Angry makes you seem strong. Being honest seems to make people think I am crazy or stupid. Sometimes they are mean. I have said, "I don't understand." and they have been sarcastic and said, "What part don't you understand?" they say it in the meanest way. So instead I pretend I understand and walk away knowing nothing or I act angry and then they seem to be able to understand that.
I wonder if many aspies do this. Try telling a bus driver you don't know how to know when it will be your stop. You can't. I have to pretend the whole time I am on the bus I know what I am doing and it's no big deal but I have almost no idea especially when the bus turns a corner.
I keep writing posts that are too long but you seem to understand so finally I am talking about what it's really like.
I remember how exciting it was to learn about metal migration failure in digital circuits. In a few weeks my new person checks will arrive and I will have to remember how to write one. I admit I can't remember if cyanoacrylite goes from polymer to monomer but at least I know what those states are. I do not know why the waitress at a restaurant got upset with me when she asked me if everything was alright and I told her the french fries were bad. I would not have brought it up but I thought it was rude to ignore her question.

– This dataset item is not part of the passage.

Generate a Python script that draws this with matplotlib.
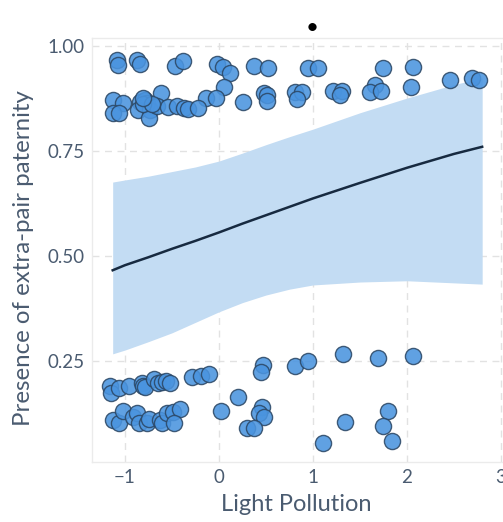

I am a freak but I may have to start feeling pride about it because I know too many good people who are aspies and my girlfriend is very smart and won't suffer fools for a second and, she really really likes me. So maybe I've got to figure some things out and be okay with being me.
Thank you again for finding the DDS in my area for me. That was work you did not have to do. I think that is very kind. I think when I am ready, it could help me a lot.